In the New York Times. Ten years later, the main players look back. So do I, and here is what I conclude:
1) Steve Case is not allowed to say this but merging with Time Warner was a great move for AOL shareholders. In hindsight those shareholders should have sold their AOL shares at the pre-merger top but Case had a fiduciary duty to whoever would have bought them. Case did the next best thing: he took a super-inflated currency and on behalf of his shareholders used to to but something pretty substantial. Had AOL stayed independent, it would be worth zero today.
2) On the other side of the deal, those who exchanged something substantial for AOL's super-inflated currency . . . do not belong on the BMMT Dream Team.
3) I've never heard so many flaky and fake-mystical justifications for the massive reallocation of other people's capital:
"Unleash immense possibilities for economic growth, human understanding, and creative expression"
"vision of of how to combine AOL with a more traditional company in creating what at the time was going to be perceived as a company of the future."
"philosophically people were beginning to understand that the digital world was a transformational universe."
I guess it was not good enough to simply say "This merger will increase the per-share intrinsic value of the company."
4) I adore Ted Turner; he's one of my favorite entrepreneurs and philanthropists and I love Ted's Montana Grill and everything. But when it comes to cold-eyed calculation of the investment merits of a deal, I must say his former arch-enemy (and current Dream Team Member) Rupert Murdoch has him beat.
5) A little armchair psychoanalysis: Each member of BMMT Capital Partners (with the possible exception of the Thomson family, which I know less about) has deliberately set himself up outside the New York-based Establishment. One of them lives in Omaha and hates to leave. Another one lives the lone cowboy/lone sailor life in Colorado and Maine. The third is a proud conservative among liberals. I speculate that this set-up is not unrelated to their ability not to get caught up in the kind of mass hysteria that led to the Time Warner-AOL merger.
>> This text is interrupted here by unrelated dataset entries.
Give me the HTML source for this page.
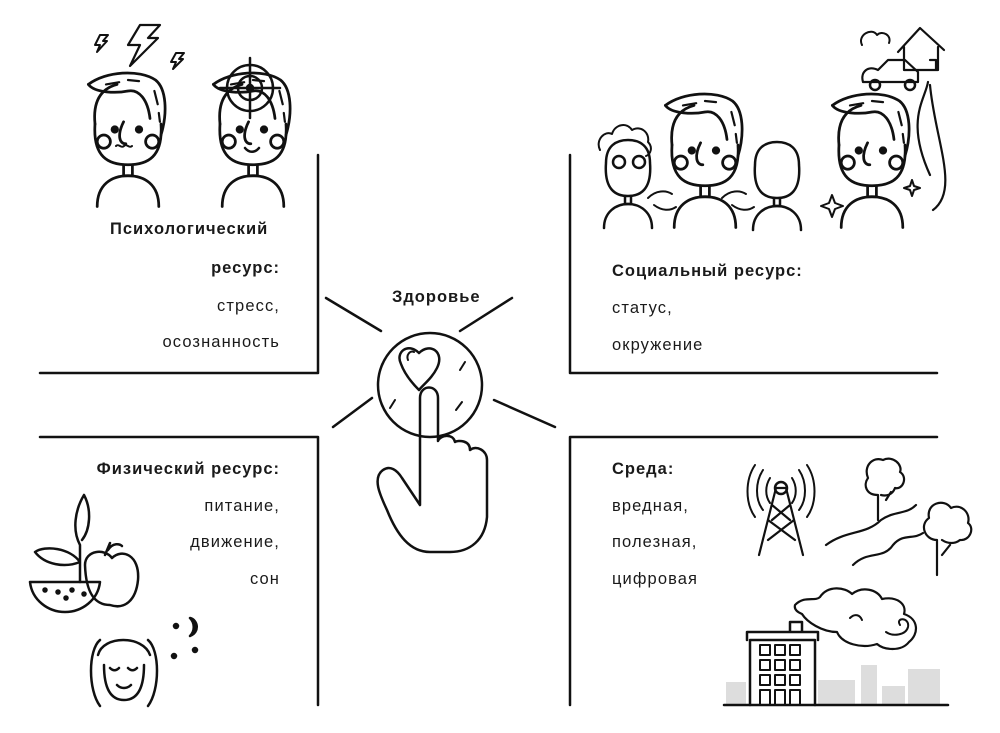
<!DOCTYPE html>
<html><head><meta charset="utf-8"><style>
html,body{margin:0;padding:0;background:#fff;}
body{width:1000px;height:733px;position:relative;overflow:hidden;font-family:"Liberation Sans",sans-serif;color:#1a1a1a;}
.t{position:absolute;font-size:16.5px;letter-spacing:1.1px;white-space:nowrap;}
.b{font-weight:bold;letter-spacing:1px;}
.r{text-align:right;right:720px;}
</style></head><body>
<svg width="1000" height="733" style="position:absolute;left:0;top:0" fill="none" stroke="#111" stroke-width="2.5" stroke-linecap="round" stroke-linejoin="round">
<defs>
<g id="face">
 <path d="M-30,0 C-32,30 -18,37 0,37 C18,37 32,30 30,0"/>
 <path d="M-30,0 C-32,-20 -25,-32 -10,-36"/>
 <path d="M-36,-36 C-20,-48 10,-50 25,-40 C35,-32 36,-10 30,10"/>
 <path d="M-36,-36 C-30,-28 -10,-28 0,-30 C10,-32 18,-22 20,-5"/>
 <path d="M-20,-36 l12,-2 M0,-40 l10,1 M24,-30 l3,12 M28,-10 l1,8" stroke-width="2"/>
 <circle cx="-12" cy="5" r="2.5" fill="#111"/><circle cx="10" cy="5" r="2.5" fill="#111"/>
 <path d="M-4,-2 C-10,10 -8,18 -2,18"/>
 <circle cx="-22" cy="16" r="6"/><circle cx="22" cy="16" r="6"/>
 <path d="M-4,37 v10 h8 v-10"/>
 <path d="M-28,75 C-28,55 -15,47 0,47 C15,47 28,55 28,75"/>
</g>
<g id="sface">
 <path d="M-22,-5 C-24,22 -12,28 0,28 C12,28 24,22 22,-5 C22,-22 12,-28 0,-28 C-12,-28 -22,-22 -22,-5Z"/>
 <path d="M-3,28 v8 h6 v-8"/>
 <path d="M-24,60 C-24,44 -12,36 0,36 C12,36 24,44 24,60"/>
</g>
</defs>

<path d="M318,155 V373 H40 M570,155 V373 H937 M40,437 H318 V705 M937,437 H570 V705"/>

<path d="M326,298 L381,331 M512,298 L460,331 M333,427 L372,398 M555,427 L494,400"/>
<circle cx="430" cy="385" r="52"/>
<path d="M420,458 V398 C420,384 438,384 438,398 V441 C440,435 453,433 455,442 C458,440 470,440 470,450 C476,445 487,450 487,460 V517 C485,540 470,552 450,552 H430 C410,552 397,535 387,510 C380,495 372,478 383,470 C390,465 397,470 402,478 L420,505 V458"/>
<path d="M401,364 C395,352 408,342 419,353 C430,342 445,352 437,368 C432,378 425,383 419,390 C412,383 405,375 401,364Z"/>
<path d="M408,360 C406,355 410,350 414,352 M462,402 L456,410 M395,400 l-5,8 M460,370 l5,-8" stroke-width="2"/>

<g transform="translate(128,124) scale(1.1)"><use href="#face"/></g>
<g transform="translate(253,124) scale(1.1)"><use href="#face"/></g>
<path d="M116,146 c3,-3 5,3 8,0 c3,-3 5,3 8,0" stroke-width="2"/>
<path d="M245,148 c4,5 10,5 14,0" />
<circle cx="250" cy="88" r="23"/><circle cx="250" cy="88" r="12"/><circle cx="250" cy="88" r="3" fill="#111"/>
<path d="M250,58 V118 M220,88 H280"/>
<path d="M140,25 H160 L148,38 H158 L130,66 L140,45 H128 Z" stroke-width="2.2"/>
<path d="M100,35 H108 L103,41 H107 L97,52 L100,45 H95 Z" stroke-width="2"/>
<path d="M176,53 H184 L179,59 H183 L173,69 L176,62 H171 Z" stroke-width="2"/>

<g transform="translate(705,145) scale(1.1)"><use href="#face"/></g>
<use href="#sface" x="628" y="168"/>
<use href="#sface" x="777" y="170"/>
<circle cx="619" cy="162" r="6"/><circle cx="639" cy="162" r="6"/>
<path d="M600,150 c-5,-10 5,-20 12,-16 c3,-10 15,-12 20,-4 c8,-5 18,2 16,12 c5,5 3,12 -2,14" stroke-width="2"/>
<path d="M648,198 c8,-8 18,-8 24,-4 M654,205 c8,6 16,6 22,2 M722,198 c8,-8 18,-8 24,-4 M732,205 c8,6 16,6 22,2" stroke-width="2"/>
<g transform="translate(872,145) scale(1.1)"><use href="#face"/></g>
<path d="M832,195 l3,8 l8,3 l-8,3 l-3,8 l-3,-8 l-8,-3 l8,-3z M912,180 l2,6 l6,2 l-6,2 l-2,6 l-2,-6 l-6,-2 l6,-2z" stroke-width="2"/>
<path d="M933,210 C960,190 935,140 930,85 M928,82 C925,100 905,120 930,175" stroke-width="2.2"/>
<path d="M898,52 L920,28 L944,50 M904,47 V70 H938 V47 M930,60 h6 v10" stroke-width="2.2"/>
<path d="M863,82 C860,72 868,65 878,70 L888,60 H905 L918,72 V82 H863Z" stroke-width="2.2"/>
<circle cx="875" cy="85" r="5"/><circle cx="910" cy="85" r="5"/>
<path d="M862,45 c-5,-10 10,-18 15,-10 c5,-5 15,0 12,8" stroke-width="2"/>

<path d="M30,582 H100 C98,600 82,612 65,612 C48,612 32,600 30,582Z"/>
<circle cx="45" cy="590" r="1.5" fill="#111"/><circle cx="58" cy="592" r="1.5" fill="#111"/><circle cx="72" cy="590" r="1.5" fill="#111"/><circle cx="84" cy="594" r="1.5" fill="#111"/><circle cx="66" cy="598" r="1.5" fill="#111"/>
<path d="M85,565 C85,550 105,548 112,558 C122,548 140,555 138,580 C136,600 125,610 110,605 C96,605 86,595 85,565Z"/>
<path d="M105,555 l5,-12 M108,550 c5,-8 12,-6 14,-4"/>
<path d="M80,582 V545 C72,530 75,510 84,495 C92,510 90,530 82,540 M80,562 C70,548 45,545 35,552 C45,565 65,568 80,562"/>
<path d="M100,640 c-12,10 -12,50 0,66 M148,640 c12,10 12,50 0,66 M98,655 c5,-20 45,-20 52,0"/>
<path d="M104,665 C104,695 115,700 124,700 C133,700 144,695 144,665"/>
<path d="M110,668 c3,3 6,3 9,0 M128,668 c3,3 6,3 9,0 M117,685 c4,4 10,4 14,0"/>
<circle cx="176" cy="626" r="2" fill="#111"/><circle cx="174" cy="656" r="2" fill="#111"/><circle cx="195" cy="650" r="2" fill="#111"/>
<path d="M190,618 c8,2 10,14 0,18 c5,-5 5,-13 0,-18z" fill="#111"/>

<g fill="#ddd" stroke="none">
<rect x="726" y="682" width="20" height="23"/><rect x="818" y="680" width="37" height="25"/><rect x="861" y="665" width="16" height="40"/><rect x="882" y="686" width="23" height="19"/><rect x="908" y="669" width="32" height="36"/>
</g>
<path d="M724,705 H948"/>
<path d="M750,705 V640 H815 V705 M747,640 V632 H818 V640 M790,632 V622 H802 V632"/>
<g stroke-width="2"><path d="M760,645 h10 v10 h-10z M775,645 h10 v10 h-10z M790,645 h10 v10 h-10z M760,660 h10 v10 h-10z M775,660 h10 v10 h-10z M790,660 h10 v10 h-10z M760,675 h10 v10 h-10z M775,675 h10 v10 h-10z M790,675 h10 v10 h-10z M760,690 h10 v15 h-10z M775,690 h10 v15 h-10z M790,690 h10 v15 h-10z"/></g>
<path d="M795,605 c10,-10 20,-3 25,-8 c8,-12 25,-10 32,-3 c10,-8 25,-5 30,5 c15,-3 25,5 22,15 c15,5 15,20 5,28 c-8,10 -25,8 -32,2 c-15,5 -35,0 -40,-12 c-15,0 -30,-10 -35,-18 c-5,-2 -8,-5 -7,-9z" stroke-width="2.2"/>
<path d="M900,625 c-5,-8 10,-8 8,2 c-2,8 -15,10 -22,5 M850,618 c5,-5 10,-3 12,2" stroke-width="2"/>
<path d="M759,555 L776,488 H786 L803,555 M768,520 L795,540 M794,520 L768,540 M772,505 L790,520 M790,505 L772,520" stroke-width="2.2"/>
<circle cx="781" cy="488" r="6"/>
<path d="M770,478 c-5,8 -5,18 0,25 M792,478 c5,8 5,18 0,25 M763,470 c-8,12 -8,30 0,40 M799,470 c8,12 8,30 0,40 M755,465 c-10,15 -10,38 0,52 M807,465 c10,15 10,38 0,52" stroke-width="2"/>
<path d="M826,545 c20,-15 40,-10 55,-25 c15,-10 25,-5 35,-15 M853,565 c15,-15 30,-5 40,-20 c10,-12 20,-5 30,-12" stroke-width="2.2"/>
<path d="M878,520 V495 c-12,0 -15,-10 -10,-17 c-5,-12 5,-22 15,-18 c10,-5 20,5 17,12 c8,5 3,18 -5,16 c-3,8 -10,8 -14,7 M886,500 l5,-8" stroke-width="2.2"/>
<path d="M937,575 V540 c-12,0 -18,-15 -8,-22 c-3,-15 15,-20 22,-10 c10,-5 20,5 17,15 c7,5 2,18 -8,17 c-5,4 -12,4 -18,0 M942,555 l8,-10" stroke-width="2.2"/>
</svg>

<div class="t b" style="left:110px;top:220px">Психологический</div>
<div class="t b r" style="top:259px">ресурс:</div>
<div class="t r" style="top:297px">стресс,</div>
<div class="t r" style="top:333px">осознанность</div>
<div class="t b" style="left:392px;top:288px">Здоровье</div>
<div class="t b" style="left:612px;top:262px">Социальный ресурс:</div>
<div class="t" style="left:612px;top:299px">статус,</div>
<div class="t" style="left:612px;top:336px">окружение</div>
<div class="t b r" style="top:460px">Физический ресурс:</div>
<div class="t r" style="top:497px">питание,</div>
<div class="t r" style="top:533px">движение,</div>
<div class="t r" style="top:570px">сон</div>
<div class="t b" style="left:612px;top:460px">Среда:</div>
<div class="t" style="left:612px;top:497px">вредная,</div>
<div class="t" style="left:612px;top:533px">полезная,</div>
<div class="t" style="left:612px;top:570px">цифровая</div>
</body></html>
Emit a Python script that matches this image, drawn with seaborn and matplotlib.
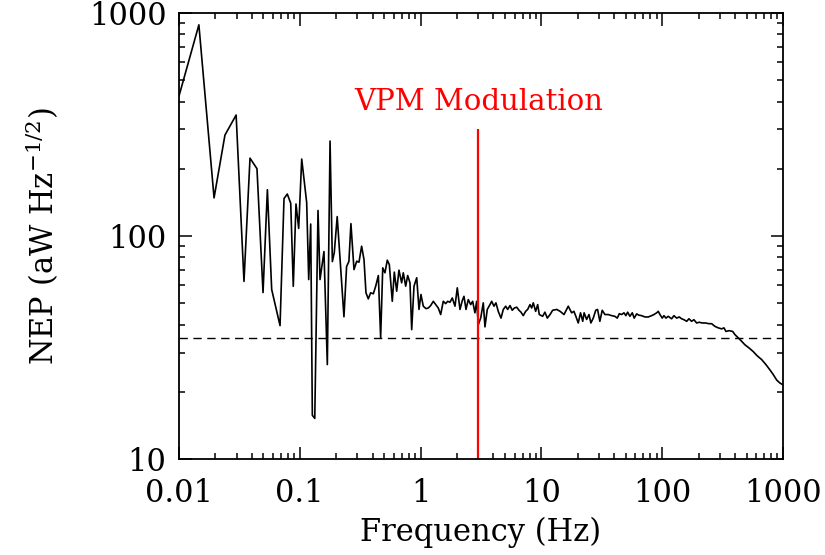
import numpy as np
import pandas as pd
import matplotlib
matplotlib.use("Agg")
import matplotlib.pyplot as plt
from matplotlib.ticker import NullFormatter
import seaborn as sns

# NEP spectrum, split in three frequency ranges
freq_low = [0.0100, 0.0146, 0.0195, 0.0240, 0.0297, 0.0345, 0.0387, 0.0442, 0.0496, 0.0539,
            0.0585, 0.0686, 0.0740, 0.0788, 0.0841, 0.0883, 0.0930, 0.0979, 0.1037, 0.1140,
            0.1185, 0.1231, 0.127, 0.133, 0.1415, 0.147, 0.1585, 0.169, 0.178, 0.186,
            0.193, 0.204, 0.218, 0.232, 0.244, 0.255, 0.265, 0.281, 0.296, 0.309,
            0.325, 0.340, 0.353, 0.369, 0.386, 0.406, 0.425, 0.447, 0.467, 0.486,
            0.507, 0.530, 0.551, 0.583, 0.606, 0.634, 0.662, 0.697, 0.719, 0.753,
            0.782, 0.817, 0.844, 0.882, 0.929, 0.970]
nep_low = [424, 883, 148, 283, 348, 62.5, 223, 200, 55.7, 161,
           57.5, 39.6, 147, 154, 140, 59.4, 139, 108, 221, 141,
           63.7, 113, 15.7, 15.2, 130, 63.7, 85.1, 26.5, 266, 76.7,
           84.3, 122, 72.1, 43.4, 72.9, 76.8, 113.5, 70.6, 77.0, 76.2,
           89.9, 78.3, 55.6, 52.2, 55.6, 55.0, 59.5, 66.4, 34.9, 71.9,
           68.3, 77.8, 74.4, 50.9, 68.8, 56.5, 70.2, 61.6, 68.3, 59.5,
           66.4, 61.6, 38.0, 59.5, 64.9, 46.8]

freq_mid = [1.007, 1.053, 1.108, 1.158, 1.212, 1.274, 1.334, 1.401, 1.467, 1.541,
            1.614, 1.676, 1.751, 1.830, 1.927, 2.013, 2.120, 2.215, 2.287, 2.377,
            2.483, 2.599, 2.698, 2.818, 2.913, 3.004, 3.145, 3.304, 3.412, 3.565,
            3.754, 3.877, 4.051, 4.207, 4.396, 4.632, 4.839, 5.066, 5.26, 5.50,
            5.74, 5.97, 6.25, 6.53, 6.78, 7.08, 7.41, 7.70, 8.05, 8.31,
            8.57, 8.97, 9.32, 9.61]
nep_mid = [54.6, 48.4, 47.2, 47.5, 48.7, 50.9, 49.2, 47.5, 44.4, 50.9,
           49.7, 50.9, 50.4, 52.7, 48.4, 58.5, 46.8, 51.3, 53.6, 46.8,
           51.8, 49.2, 50.9, 45.2, 50.9, 40.0, 42.8, 50.1, 39.1, 46.8,
           49.2, 50.9, 48.4, 50.1, 45.9, 42.8, 46.8, 48.4, 46.8, 48.7,
           46.4, 47.5, 47.9, 46.4, 45.5, 43.9, 45.9, 46.8, 49.2, 47.5,
           50.1, 45.9, 49.2, 44.4]

freq_high = [10.25, 10.7, 11.2, 11.8, 12.4, 13.4, 14.3, 15.4, 16.7, 17.8,
             18.6, 19.3, 20.2, 21.1, 22.0, 22.6, 23.7, 24.8, 25.7, 26.9,
             28.2, 29.2, 30.5, 31.9, 33.6, 35.8, 38.2, 40.6, 42.5, 44.2,
             46.2, 48.3, 50.1, 51.8, 54.1, 56.6, 58.7, 61.5, 64.3, 67.6,
             72.1, 76.7, 81.8, 85.5, 90.1, 92.9, 95.9, 100.2, 103.5, 107.5,
             112.3, 119.8, 125.2, 131.8, 138.6, 145.0, 151.6, 159.6, 166.7, 175.4,
             183.3, 193.0, 202.8, 214.8, 229.1, 244.1, 257.0, 273.5, 291.4, 310.9,
             324.9, 337.4, 359.4, 383.4, 400.6, 426.6, 455.0, 484.6, 526.0, 567.5,
             612.4, 666.4, 722.8, 779.8, 831.3, 887.2, 944.0, 1000.0]
nep_high = [43.6, 45.5, 42.8, 44.4, 46.4, 46.8, 45.9, 44.4, 48.4, 45.2,
            45.9, 43.6, 40.7, 45.2, 41.4, 45.2, 42.2, 44.4, 40.7, 42.8,
            46.4, 46.8, 41.4, 46.4, 44.4, 44.4, 43.9, 43.6, 42.8, 44.8,
            44.4, 45.2, 43.9, 45.5, 43.6, 45.2, 42.8, 44.7, 44.1, 43.9,
            43.3, 43.3, 43.9, 44.4, 45.2, 45.9, 44.4, 42.8, 43.9, 42.8,
            43.6, 42.5, 43.9, 42.8, 43.3, 42.5, 42.1, 41.4, 42.5, 41.4,
            42.1, 40.7, 41.0, 40.7, 40.7, 40.4, 40.4, 39.3, 38.7, 38.3,
            38.7, 37.3, 37.6, 37.3, 36.1, 34.9, 33.7, 32.5, 31.4, 30.3,
            29.0, 27.9, 26.5, 25.1, 23.9, 22.6, 21.9, 21.5]

white_level = 35.0          # dashed reference level
f_mod = 3.0                 # VPM modulation frequency (Hz)
mod_line_top = 300.0
mod_label = "VPM Modulation"
mod_label_y = 400.0

x_ticks = [0.01, 0.1, 1, 10, 100, 1000]
x_tick_labels = ["0.01", "0.1", "1", "10", "100", "1000"]
y_ticks = [10, 100, 1000]
y_tick_labels = ["10", "100", "1000"]


def main():
    df = pd.DataFrame({
        "freq": np.concatenate([freq_low, freq_mid, freq_high]),
        "nep": np.concatenate([nep_low, nep_mid, nep_high]),
    })

    sns.set_style("ticks")
    plt.rcParams["font.family"] = ["DejaVu Serif"]
    plt.rcParams["mathtext.fontset"] = "dejavuserif"
    plt.rcParams["text.color"] = "black"
    plt.rcParams["axes.labelcolor"] = "black"
    plt.rcParams["xtick.color"] = "black"
    plt.rcParams["ytick.color"] = "black"
    plt.rcParams["axes.edgecolor"] = "black"

    fig = plt.figure(figsize=(8.25, 5.55), dpi=100)
    ax = fig.add_axes([0.217, 0.173, 0.732, 0.804])

    sns.lineplot(data=df, x="freq", y="nep", color="black", lw=1.2,
                 estimator=None, sort=False, ax=ax)
    ax.set_xscale("log")
    ax.set_yscale("log")
    ax.set_xlim(0.01, 1000)
    ax.set_ylim(10, 1000)

    ax.axhline(white_level, color="black", lw=1.0, ls=(0, (6, 4)))
    ax.vlines(f_mod, 10, mod_line_top, color="red", lw=1.6)
    ax.text(f_mod, mod_label_y, mod_label, color="red", ha="center",
            va="center", fontsize=21)

    ax.set_xticks(x_ticks, labels=x_tick_labels)
    ax.set_yticks(y_ticks, labels=y_tick_labels)
    ax.xaxis.set_minor_formatter(NullFormatter())
    ax.yaxis.set_minor_formatter(NullFormatter())
    ax.tick_params(which="both", direction="in", top=True, right=True,
                   labelsize=22, width=1.1, colors="black")
    ax.tick_params(which="major", length=9)
    ax.tick_params(which="minor", length=4.5)
    ax.tick_params(axis="x", which="major", pad=14)
    ax.tick_params(axis="y", which="major", pad=9)
    for s in ax.spines.values():
        s.set_linewidth(1.3)
        s.set_color("black")

    ax.set_xlabel("Frequency (Hz)", fontsize=22)
    ax.set_ylabel(r"NEP (aW Hz$^{-1/2}$)", fontsize=22)
    ax.xaxis.set_label_coords(0.5, -0.13)
    ax.yaxis.set_label_coords(-0.195, 0.5)

    fig.savefig("out.png", dpi=100)
    plt.close(fig)


if __name__ == "__main__":
    main()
Update: I forgot the most important part, the part about moats. Much of the futurology that went on surrounding the merger was right-on. Here is the FT: "The future they have glimpsed is one in which consumers and employers live in a permanently connected world. Broadband communication networks would pipe all manner of information and entertainment to television sets, personal computers and other appliances not yet imagined. Ubiquitous wireless gadgets would make it possible to work, communicate and be entertained from anywhere . . ." Not a bad prediction. But it's one thing to predict the future in business, and its another thing to predict the incidence of that future on the relevant participants. In other words, who gets to make money from this future we're all envisioning? Who is going to have a moat? That was the main missing ingredient--no one ever asked "Does our merger partner have a moat? Will it be able to make money from the future?"